Sustainability in Soft Drinks & Water - Part III - Energy & Greenhouse Gas Emissions
By Ben Cooper | 25 June 2012
In the penultimate part of this month's management briefing, looking at environmental sustainability in the soft drinks and bottled water sectors, Ben Cooper considers efforts to reduce the use of energy, and the greenhouse gasses that certain energy sources emit.
Soft drinks and bottled water companies look at energy consumption and greenhouse gas (GHG) emissions not only in terms of maximising efficiency and minimising emissions in their plants.
Just as there are huge water impacts in the whole value chain, there are energy and GHG emission impacts upstream and downstream. Both sectors have been looking to reduce energy consumption and emissions through packaging innovation while soft drinks producers in particular have been striving to reduce carbon impacts associated with their extensive use of refrigeration and in their agricultural supply chains.
Energy consumption and efficiency in production
Once again, the work begins with maximising energy efficiency in the plant. For example, the Coca-Cola Co's stated aim is to "grow our business but not our system-wide carbon emissions in our manufacturing operations through 2015 compared with our 2004 baseline". However, the company candidly concedes that it is still has "a lot of work to do" to return to 2004 levels.
According to its most recent sustainability report, global manufacturing emissions in 2010 were 2% lower than 2009 but were 9% higher than the 2004 baseline.

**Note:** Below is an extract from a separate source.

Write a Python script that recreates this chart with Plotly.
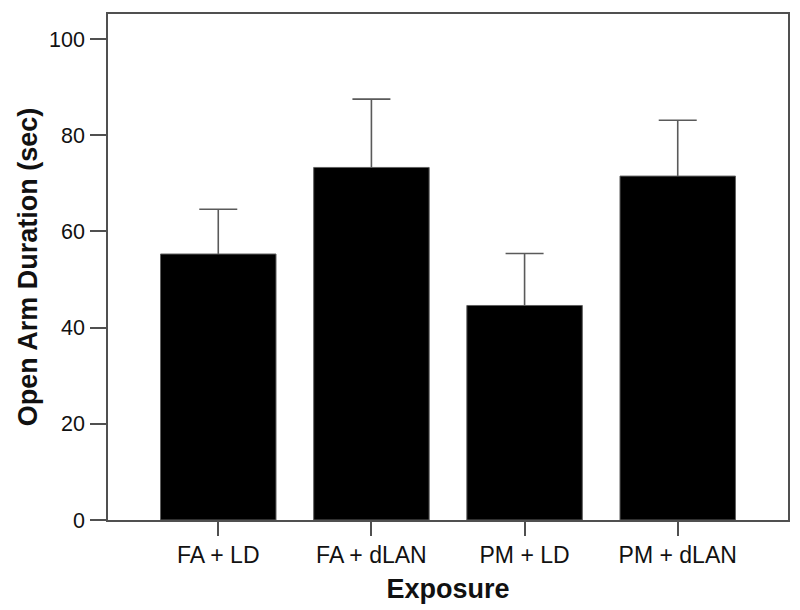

However, Coca-Cola also reported that greenhouse gas intensity (emissions per litre of product) had improved by 14% since 2004.
PepsiCo, meanwhile, has committed to reduce fuel-use intensity by 25% per unit of production by 2015, against a 2006 baseline, and Dan Bena, senior director of sustainable development at PepsiCo, says the company is "on track" to achieve that goal.
Bena highlights the role renewable forms of energy are now playing. "The increasing use of renewables has been fantastic and it's been really widespread across the business," he says, citing the role its ReCon system, a programme developed to facilitate the transfer of best practices, has played in expanding the use of renewable sources, such as biomass energy generation, within the group.
Danone has also developed an in-house system to help meet its energy consumption and GHG emissions, called DanPrint. Danone committed to reduce CO2 emissions per litre of product by 30% by 2012, against a 2008 baseline, and Jean-Christophe Bligny, environment director at Danone Waters, says it will achieve this goal.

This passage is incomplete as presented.